I think spring is the best time of year to visit the reserve at Rye Harbour as there is so much to see as it awakes from the long wet winter.
The sunshine of the last couple of weeks seems to have kick-started the spring and some of our wading birds can already be seen performing their courtship displays and migrating birds have started arriving.
Avocet numbers are increasing – last year 41 pairs nested, the highest number to date, so we are looking forward to seeing how many will be here this year. These elegant birds, once on the brink of extinction in Britain, are a firm favourite with visitors and it is such a delight when they bring their tiny chicks to feed in wetlands near to the footpaths, you don’t even need binoculars to see them.

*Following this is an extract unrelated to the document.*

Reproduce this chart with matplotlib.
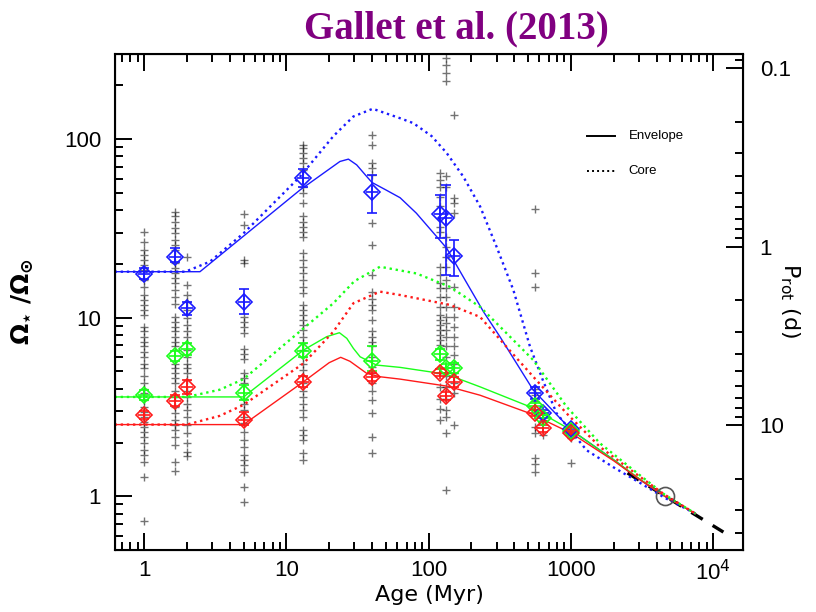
import matplotlib
matplotlib.use("Agg")
import matplotlib.pyplot as plt
from matplotlib.ticker import LogLocator, NullFormatter, FixedLocator, FixedFormatter

plt.rcParams['font.family'] = ['Liberation Sans', 'DejaVu Sans']

# Observed rotation rates (Omega / Omega_sun) per cluster
ages_obs = [1.0, 1.65, 2.0, 5.0, 13.0, 40.0, 120.0, 132.0, 150.0, 560.0, 640.0, 1000.0]
obs_1 = [30.3, 26.7, 24.0, 22.5, 21.1, 19.8, 18.5, 16.3, 14.9, 13.4, 12.6, 11.8, 11.0, 10.4,
         8.9, 8.4, 7.8, 7.3, 6.9, 6.4, 6.0, 5.5, 5.2, 4.7, 4.3, 4.0, 3.8, 3.45, 3.17, 2.97,
         2.79, 2.61, 2.45, 2.30, 2.15, 1.98, 1.81, 1.70, 1.56, 1.28, 0.73]
obs_1p65 = [39.3, 36.9, 34.5, 31.7, 29.7, 27.3, 25.6, 24.0, 20.2, 18.9, 17.7, 16.6, 15.6, 14.3,
            13.1, 12.0, 10.1, 9.5, 8.9, 8.4, 7.8, 7.3, 6.9, 5.5, 5.2, 4.9, 4.6, 4.3, 3.9, 3.6,
            3.17, 2.91, 2.67, 2.50, 2.34, 2.15, 1.93, 1.56, 1.39]
obs_2 = [21.8, 15.3, 13.4, 12.3, 11.0, 9.9, 9.1, 8.4, 7.8, 7.2, 6.6, 6.0, 5.5, 5.2, 4.9, 4.5,
         3.9, 3.6, 3.3, 3.04, 2.79, 2.50, 2.25, 1.98, 1.77, 1.68]
obs_5 = [38.0, 33.1, 21.1, 20.2, 10.1, 9.5, 8.9, 8.2, 6.7, 6.3, 5.9, 4.9, 4.6, 4.3, 3.5, 3.3,
         3.04, 2.79, 2.56, 2.30, 2.06, 1.89, 1.70, 1.59, 1.49, 1.37, 1.13, 0.93]
obs_13 = [93, 89, 83.6, 78.3, 73.4, 67.3, 54.3, 49.9, 43.9, 36.9, 34.5, 32.4, 30.3, 28.5, 23.0,
          21.1, 19.3, 17.7, 16.3, 14.9, 13.7, 11.8, 11.0, 10.4, 9.7, 9.1, 8.5, 7.8, 7.2, 6.6,
          6.0, 5.5, 5.1, 4.7, 4.3, 3.9, 3.6, 3.3, 3.04, 2.79, 2.34, 2.20, 2.06, 1.74, 1.59]
obs_40 = [106, 93, 73.4, 68.8, 63.1, 33.8, 25.6, 17.4, 14.0, 12.8, 11.8, 11.0, 9.7, 8.4, 7.8,
          7.3, 6.9, 6.0, 5.3, 4.9, 4.3, 3.9, 3.45, 2.91, 2.15, 1.74]
obs_120 = [64.4, 59.2, 54.3, 47.7, 42.0, 32.4, 30.3, 19.3, 17.4, 15.6, 14.6, 13.1, 11.5, 10.4,
           9.7, 9.1, 8.5, 8.0, 7.5, 7.0, 4.9, 4.1, 3.5, 3.1, 2.67]
obs_132 = [285, 261, 235, 211, 61.8, 54.3, 28.5, 25.0, 22.0, 19.3, 16.3, 14.6, 13.1, 11.5,
           10.1, 9.3, 8.5, 7.8, 6.9, 6.0, 4.7, 4.1, 3.5, 3.04, 2.79, 2.25, 1.08]
obs_150 = [137, 46.7, 43.9, 38.5, 14.9, 11.5, 10.1, 8.9, 7.8, 6.9, 6.2, 5.5, 4.9, 4.3, 3.8, 2.5]
obs_560 = [40.6, 17.9, 14.9, 4.0, 3.7, 3.4, 3.04, 2.45, 2.25, 1.63, 1.52, 1.37]
obs_640 = [2.91, 2.67, 2.20]
obs_1000 = [2.11, 1.54]
obs_all = [obs_1, obs_1p65, obs_2, obs_5, obs_13, obs_40, obs_120, obs_132, obs_150,
           obs_560, obs_640, obs_1000]

# 90th / 50th / 25th percentiles with their error bounds
pct90 = [17.5, 22.0, 11.3, 12.3, 60.5, 50.9, 38.2, 36.1, 22.2, 3.8, 2.91, 2.37]
pct90_lo = [16.5, 20.5, 10.3, 10.5, 54.3, 38.5, 28.0, 17.4, 17.2, 3.5, 2.75, 2.25]
pct90_hi = [19.0, 24.5, 12.3, 14.5, 68.0, 63.0, 48.6, 55.4, 27.3, 4.1, 3.05, 2.5]
pct50 = [3.68, 6.1, 6.67, 3.77, 6.53, 5.74, 6.24, 5.2, 5.2, 3.2, 2.73, 2.33]
pct50_lo = [3.45, 5.7, 6.2, 3.45, 6.0, 5.0, 5.8, 4.9, 4.9, 3.05, 2.6, 2.25]
pct50_hi = [3.95, 6.5, 7.2, 4.2, 7.2, 6.9, 6.7, 5.5, 5.6, 3.35, 2.85, 2.42]
pct25 = [2.85, 3.42, 4.07, 2.69, 4.38, 4.63, 4.92, 3.64, 4.38, 2.91, 2.4, 2.26]
pct25_lo = [2.7, 3.2, 3.75, 2.5, 4.1, 4.4, 4.7, 3.45, 4.1, 2.8, 2.3, 2.2]
pct25_hi = [3.0, 3.7, 4.5, 2.95, 4.7, 4.9, 5.15, 3.85, 4.65, 3.05, 2.5, 2.32]

# Model tracks: envelope (solid) and core (dotted)
fast_env_t = [0.62, 2.47, 12.5, 23.8, 27.3, 31.2, 36.7, 40, 50, 63, 82, 134, 180, 243, 318,
              544, 1012, 2000, 3000, 4570, 7500]
fast_env_w = [18.1, 18.1, 52, 75, 77.3, 71.8, 61.8, 57.2, 52, 47, 38.5, 24.5, 16.3, 10.8, 7.8,
              3.93, 2.34, 1.6, 1.25, 1.0, 0.8]
fast_core_t = [0.62, 1.95, 2.9, 5, 12.5, 21.4, 29.6, 40.5, 63, 78, 105, 134, 175, 230, 300,
               394, 516, 640, 794, 1290, 2000, 3000, 4570, 7500]
fast_core_w = [18.1, 18.1, 20.6, 29.7, 61.8, 104, 134, 148, 131, 123, 104, 83.6, 61.8, 42, 25,
               14.3, 6.88, 4.4, 2.91, 1.81, 1.45, 1.2, 0.98, 0.8]
med_env_t = [0.62, 5, 13.2, 19.2, 23.6, 26.6, 29.6, 33, 43, 63, 134, 230, 516, 1012, 2000,
             3000, 4570, 7500]
med_env_w = [3.6, 3.6, 6.59, 7.83, 8.24, 7.66, 6.73, 6.04, 5.43, 5.27, 4.82, 4.1, 3.17, 2.34,
             1.6, 1.26, 1.0, 0.8]
med_core_t = [0.62, 2.0, 3.4, 5, 13.2, 21.4, 30, 45.5, 82, 141, 230, 318, 544, 934, 1600,
              3060, 4570, 7500]
med_core_w = [3.6, 3.6, 3.95, 4.53, 8.72, 12.05, 16.0, 19.3, 17.7, 14.9, 11.5, 8.9, 5.79,
              3.17, 1.98, 1.31, 1.02, 0.8]
slow_env_t = [0.62, 5, 13.2, 20, 24.1, 28, 36.7, 45.5, 63, 134, 230, 516, 1012, 2000, 3000,
              4570, 7500]
slow_env_w = [2.52, 2.52, 4.38, 5.6, 6.0, 5.7, 4.88, 4.67, 4.53, 4.14, 3.68, 2.91, 2.25, 1.58,
              1.25, 1.0, 0.8]
slow_core_t = [0.62, 2.0, 3.4, 5, 13.2, 21.4, 29.6, 45.5, 63, 141, 230, 351, 544, 934, 1600,
               3000, 4570, 7500]
slow_core_w = [2.52, 2.52, 2.82, 3.25, 5.55, 8.35, 12.05, 14.0, 13.4, 11.8, 10.1, 6.9, 4.67,
               2.91, 1.89, 1.3, 1.02, 0.8]

# Skumanich extension past the Sun
sku_t = [2500, 11800]
sku_w = [1.35, 0.63]
sun_t, sun_w = 4570, 1.0

P_SUN = 25.0  # P_rot (d) = P_SUN / (Omega/Omega_sun)
BLUE, GREEN, RED = '#1a1aff', '#1aff1a', '#ff1a1a'

fig = plt.figure(figsize=(8.16, 6.12), dpi=100)
ax = fig.add_axes([0.141, 0.1013, 0.7695, 0.8105])
ax.set_xscale('log')
ax.set_yscale('log')
ax.set_xlim(0.625, 16200)
ax.set_ylim(0.5, 300)

for t, vals in zip(ages_obs, obs_all):
    ax.plot([t] * len(vals), vals, '+', color='black', alpha=0.55, ms=6, mew=1.0, zorder=2)

ax.plot(sku_t, sku_w, color='black', lw=2.4, dashes=(4, 3.5), zorder=3)

dot = (0, (1, 1.6))
for tt, ww, c in [(fast_env_t, fast_env_w, BLUE), (med_env_t, med_env_w, GREEN),
                  (slow_env_t, slow_env_w, RED)]:
    ax.plot(tt, ww, color=c, lw=1.0, zorder=4)
for tt, ww, c in [(fast_core_t, fast_core_w, BLUE), (med_core_t, med_core_w, GREEN),
                  (slow_core_t, slow_core_w, RED)]:
    ax.plot(tt, ww, color=c, lw=1.7, linestyle=dot, zorder=4)

for vals, lo, hi, c in [(pct90, pct90_lo, pct90_hi, BLUE), (pct50, pct50_lo, pct50_hi, GREEN),
                        (pct25, pct25_lo, pct25_hi, RED)]:
    yerr = [[v - l for v, l in zip(vals, lo)], [h - v for v, h in zip(vals, hi)]]
    ax.errorbar(ages_obs, vals, yerr=yerr, fmt='D', ms=8.5, mfc='none', mec=c, mew=1.2,
                ecolor=c, elinewidth=1.2, capsize=3.5, capthick=1.2, zorder=5)
    ax.plot(ages_obs, vals, '+', color=c, ms=9, mew=1.2, zorder=5)

ax.plot([sun_t], [sun_w], 'o', ms=13, mfc='none', mec='#555555', mew=1.2, zorder=6)

# legend
ax.plot([0.752, 0.796], [0.835, 0.835], color='black', lw=1.4, transform=ax.transAxes)
ax.plot([0.752, 0.796], [0.765, 0.765], color='black', lw=1.4, linestyle=dot,
        transform=ax.transAxes)
ax.text(0.818, 0.835, 'Envelope', fontsize=9.5, va='center', transform=ax.transAxes)
ax.text(0.818, 0.765, 'Core', fontsize=9.5, va='center', transform=ax.transAxes)

# axes and ticks
ax.xaxis.set_major_locator(FixedLocator([1, 10, 100, 1000, 10000]))
ax.xaxis.set_major_formatter(FixedFormatter(['1', '10', '100', '1000', '10$^4$']))
ax.xaxis.set_minor_locator(LogLocator(base=10, subs=range(2, 10), numticks=20))
ax.xaxis.set_minor_formatter(NullFormatter())
ax.yaxis.set_major_locator(FixedLocator([1, 10, 100]))
ax.yaxis.set_major_formatter(FixedFormatter(['1', '10', '100']))
ax.yaxis.set_minor_locator(LogLocator(base=10, subs=range(2, 10), numticks=20))
ax.yaxis.set_minor_formatter(NullFormatter())
ax.tick_params(which='both', direction='in', top=True, right=False, width=1.4)
ax.tick_params(which='major', length=12, labelsize=16)
ax.tick_params(axis='x', which='major', pad=7)
ax.tick_params(axis='y', which='major', pad=10)
ax.tick_params(which='minor', length=6)
for s in ax.spines.values():
    s.set_linewidth(1.5)

ax2 = ax.twinx()
ax2.set_yscale('log')
ax2.set_ylim(P_SUN / 0.5, P_SUN / 300)
ax2.yaxis.set_major_locator(FixedLocator([0.1, 1, 10]))
ax2.yaxis.set_major_formatter(FixedFormatter(['0.1', '1', '10']))
ax2.yaxis.set_minor_locator(LogLocator(base=10, subs=range(2, 10), numticks=20))
ax2.yaxis.set_minor_formatter(NullFormatter())
ax2.tick_params(which='both', direction='in', width=1.4)
ax2.tick_params(which='major', length=12, labelsize=16, pad=12)
ax2.tick_params(which='minor', length=6)

ax.set_xlabel('Age (Myr)', fontsize=16, family=['DejaVu Sans'])
ax.xaxis.set_label_coords(0.5, -0.071)
ax.set_ylabel(r'$\mathbf{\Omega_{\star}}\ \mathbf{/\Omega_{\odot}}$', fontsize=18)
ax.yaxis.set_label_coords(-0.127, 0.5)
ax2.set_ylabel(r'P$_{\rm rot}$ (d)', fontsize=16, rotation=270, va='center',
               family=['DejaVu Sans'])
ax2.yaxis.set_label_coords(1.075, 0.504)

fig.text(0.559, 0.952, 'Gallet et al. (2013)', ha='center', va='center', fontsize=28,
         fontweight='bold', color='#800080', family=['Liberation Serif'])

fig.savefig('out.png', dpi=100)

If you do forget your binoculars, however, there is always a volunteer in our information centre happy to lend you some.
Soon many more birds will be arriving from their warmer winter climes and the islands on the pools will come alive as Sandwich terns and black-headed gulls squabble over the best nesting spots – it’s worth taking a walk out to the beach where there are four birdwatching hides overlooking the islands for you to sit out of the wind and soak up the sounds and the view.
As we move through spring some of the more familiar summer migrant birds will arrive, including swallows, house martins and cuckoos, the latter of which were so abundant around a particular patch of bramble last year that people started calling it Cuckoo Corner!
We always keenly await the arrival of the little tern, a small feisty migrant whose numbers have dwindled in recent years, but as shown in the logo of our Friends of Rye Harbour Nature Reserve we do everything we can to support this smallest of terns, including the fencing that protects all our vulnerable ground nesting birds.
There is so much to see that if you don’t know where to start you may want to attend one of our events to help you find out more about this special place. Coming up we have a monthly Walk with the Warden, tours around Castle Water with the opportunity to look inside Camber Castle, as well as Easter holiday fun for the kids with an egg hunt, craft activities and rockpooling fun at Pett Level. You can download a full events programme online at or pick up our What’s On leaflet from Rye library, the Heritage Centre or from the reserve.
The other exciting spring development at Rye Harbour Nature Reserve is, hopefully, the move of our visitor and staff facilities from our past-it’s-best Lime Kiln Cottage to some temporary portacabins based nearer to the car park. Vacating the cottage will also allow development of that site for our much-awaited new visitor centre over the next couple of years. Our hopes are that the new centre will not only provide a bigger space to receive our visitors and interpret this unusual landscape, but also provide a classroom for educational groups and a better working environment for our staff and volunteers.